All objects, including what we call trees, are reified objects. That means they only become objects in the environment when the human mind abstracts them from the environment and regards them as distinct, concrete things. That capability, along with vastly increased memory and the ability to consciously retrieve memories, is the essence of the human adaptive pattern.
Using it, we have reached over 7 billion people. Unchecked however, without the wisdom that insight into conscious thought confers, it’s also why humans, a sentient species, are bringing about the Sixth Extinction.
So the previous evolutionary leap gave humans tremendous power to separate and manipulate reified objects in the environment. But that has, due to the fragmentary tendencies inherent in higher thought (unconstrained by the intelligence of insight) culminated in the intensifying ecological crisis we now face. At the same time it has also produced tremendous pressure to take a new leap in consciousness.
I don’t care for the word evolution. It’s way overused, and has connotations of gradualness and comfortable change. Evolution in actuality is anything but either. Even so, this is the first time in earth’s history that an evolutionary leap can and must be fully conscious.
In any case, we don’t have the time or the space for gradual change. Besides, transformation isn’t based on time. Time is the past overshadowing the present and darkening the future. Time is the enemy, and thinking in terms of time denies feeling the urgency of the crisis, and therefore prevents transmutation.
Can enough people, rejecting time, move from humans to human beings to begin to redress the extreme imbalance between the human species and the earth, and bring into being an imperfect global culture of peace?
To say ‘enough of us’ implies a problem of scale. But is it a problem of scale?
No, the human crisis is no more a problem of scale than the solution is more technology.

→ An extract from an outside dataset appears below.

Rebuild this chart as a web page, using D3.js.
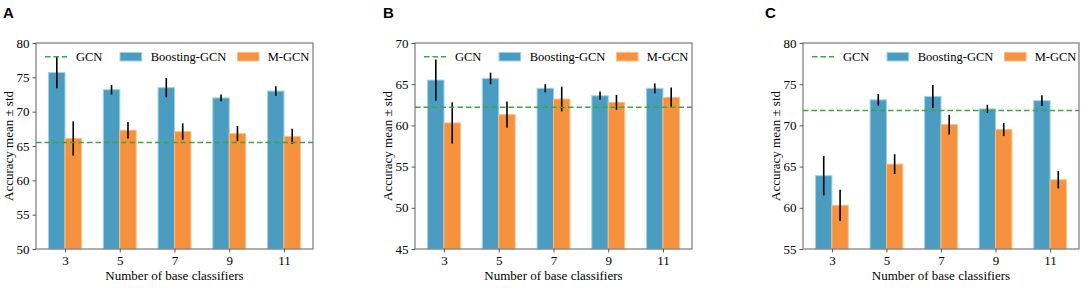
<!DOCTYPE html>
<html><head><meta charset="utf-8">
<script src="https://cdn.jsdelivr.net/npm/d3@7"></script>
<style>body{margin:0;background:#fff}svg{display:block}</style>
</head><body><svg id="c" width="1084" height="288"></svg>
<script>
const categories = ["3","5","7","9","11"];
const seriesNames = ["GCN","Boosting-GCN","M-GCN"];
const panelLetters = ["A","B","C"];
const yDomains = [[50,80],[45,70],[55,80]];
const yTicks = [[50,55,60,65,70,75,80],[45,50,55,60,65,70],[55,60,65,70,75,80]];
const gcnA = 65.5, gcnB = 62.2, gcnC = 71.8;
const boostA = [75.7,73.2,73.5,72.0,73.0];
const boostAstd = [2.3,0.7,1.4,0.5,0.7];
const mgcnA = [66.1,67.3,67.1,66.8,66.4];
const mgcnAstd = [2.5,1.2,1.2,1.1,1.1];
const boostB = [65.5,65.7,64.5,63.6,64.5];
const boostBstd = [2.5,0.7,0.5,0.5,0.6];
const mgcnB = [60.3,61.3,63.2,62.8,63.4];
const mgcnBstd = [2.5,1.6,1.5,0.9,1.2];
const boostC = [63.9,73.1,73.5,72.0,73.0];
const boostCstd = [2.4,0.7,1.4,0.5,0.65];
const mgcnC = [60.3,65.3,70.1,69.5,63.4];
const mgcnCstd = [1.9,1.2,1.2,0.8,1.05];

const panels = [
  {gcn:gcnA, b:boostA, bs:boostAstd, m:mgcnA, ms:mgcnAstd, left:36, right:313, letterX:3, ylabX:9},
  {gcn:gcnB, b:boostB, bs:boostBstd, m:mgcnB, ms:mgcnBstd, left:415, right:692, letterX:383, ylabX:388},
  {gcn:gcnC, b:boostC, bs:boostCstd, m:mgcnC, ms:mgcnCstd, left:803, right:1079, letterX:765, ylabX:776}
];
const plotTop = 43, plotBottom = 249;
const BLUE = "#4a9cc0", BLUE_E = "#9dd2ea", ORANGE = "#f6913d", ORANGE_E = "#fbbd86", GREEN = "#3da63d";
const serif = "'Liberation Serif','Times New Roman',serif";
const svg = d3.select("#c");
const bw = 0.3;

panels.forEach((p, pi) => {
  const g = svg.append("g");
  const x = d3.scaleLinear().domain([-bw - 0.23, categories.length - 1 + bw + 0.23]).range([p.left, p.right]);
  const y = d3.scaleLinear().domain(yDomains[pi]).range([plotBottom, plotTop]);

  categories.forEach((c, i) => {
    g.append("rect").attr("x", x(i - bw)).attr("width", x(bw) - x(0))
      .attr("y", y(p.b[i])).attr("height", y(yDomains[pi][0]) - y(p.b[i]))
      .attr("fill", BLUE).attr("stroke", BLUE_E).attr("stroke-width", 1);
    g.append("rect").attr("x", x(i)).attr("width", x(bw) - x(0))
      .attr("y", y(p.m[i])).attr("height", y(yDomains[pi][0]) - y(p.m[i]))
      .attr("fill", ORANGE).attr("stroke", ORANGE_E).attr("stroke-width", 1);
  });
  categories.forEach((c, i) => {
    g.append("line").attr("x1", x(i - bw/2)).attr("x2", x(i - bw/2))
      .attr("y1", y(p.b[i] + p.bs[i])).attr("y2", y(p.b[i] - p.bs[i]))
      .attr("stroke", "#000").attr("stroke-width", 1.6);
    g.append("line").attr("x1", x(i + bw/2)).attr("x2", x(i + bw/2))
      .attr("y1", y(p.m[i] + p.ms[i])).attr("y2", y(p.m[i] - p.ms[i]))
      .attr("stroke", "#000").attr("stroke-width", 1.6);
  });
  g.append("line").attr("x1", p.left).attr("x2", p.right)
    .attr("y1", y(p.gcn)).attr("y2", y(p.gcn))
    .attr("stroke", GREEN).attr("stroke-width", 1.6).attr("stroke-dasharray", "5.5,3");

  g.append("rect").attr("x", p.left).attr("y", plotTop).attr("width", p.right - p.left).attr("height", plotBottom - plotTop)
    .attr("fill", "none").attr("stroke", "#7a7a7a").attr("stroke-width", 1.2);

  const ya = d3.axisLeft(y).tickValues(yTicks[pi]).tickSize(3.5).tickPadding(3);
  const yg = g.append("g").attr("transform", `translate(${p.left},0)`).call(ya);
  const xa = d3.axisBottom(x).tickValues(d3.range(categories.length)).tickFormat(i => categories[i]).tickSize(3.5).tickPadding(3);
  const xg = g.append("g").attr("transform", `translate(0,${plotBottom})`).call(xa);
  [yg, xg].forEach(a => {
    a.select(".domain").remove();
    a.selectAll(".tick line").attr("stroke", "#333").attr("stroke-width", 0.8);
    a.selectAll("text").attr("font-family", serif).attr("font-size", 13).attr("fill", "#000");
  });

  g.append("text").attr("x", (p.left + p.right) / 2).attr("y", 280)
    .attr("text-anchor", "middle").attr("font-family", serif).attr("font-size", 13).text("Number of base classifiers");
  g.append("text").attr("transform", `translate(${p.ylabX + 4},${(plotTop + plotBottom) / 2}) rotate(-90)`)
    .attr("text-anchor", "middle").attr("font-family", serif).attr("font-size", 13).text("Accuracy mean \u00b1 std");

  g.append("text").attr("x", p.letterX).attr("y", 18).attr("font-family", "'Liberation Sans',Arial,sans-serif")
    .attr("font-weight", "bold").attr("font-size", 15).text(panelLetters[pi]);

  const ly = 56.7;
  const L = g.append("g").attr("transform", `translate(${p.left},0)`);
  L.append("line").attr("x1", 9).attr("x2", 31).attr("y1", ly).attr("y2", ly)
    .attr("stroke", GREEN).attr("stroke-width", 1.6).attr("stroke-dasharray", "5.5,3");
  L.append("text").attr("x", 40).attr("y", ly + 4).attr("font-family", serif).attr("font-size", 12.5).text(seriesNames[0]);
  L.append("rect").attr("x", 84).attr("y", ly - 4.3).attr("width", 21.7).attr("height", 8.6)
    .attr("fill", BLUE).attr("stroke", BLUE_E);
  L.append("text").attr("x", 114.7).attr("y", ly + 4).attr("font-family", serif).attr("font-size", 12.5).text(seriesNames[1]);
  L.append("rect").attr("x", 201.5).attr("y", ly - 4.3).attr("width", 21.5).attr("height", 8.6)
    .attr("fill", ORANGE).attr("stroke", ORANGE_E);
  L.append("text").attr("x", 231.7).attr("y", ly + 4).attr("font-family", serif).attr("font-size", 12.5).text(seriesNames[2]);
});
</script></body></html>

Most people will say that transmutation is impossible, but it isn’t. I just spent a weekend in Oregon with a group of men moving in this direction. One of them was an extraordinary 89 year-old man who underwent a profound transformation just in the last two months.
“There is no more ‘me,’” he said with great feeling and passion at the end of the gathering, “I am the universe.” It was not a statement of ego, but of union.
So are humans “the universe aware of itself,” or are we random flukes of consciousness, as most scientists believe?
Neither. To grow into beings that can rightly say we are the universe aware of itself, humans have to leave behind the stage of man the dominator and manipulator of nature.
It is not too late to grow into human beings, beings retaining the capabilities of higher thought, but fully awakening our capacity for insight.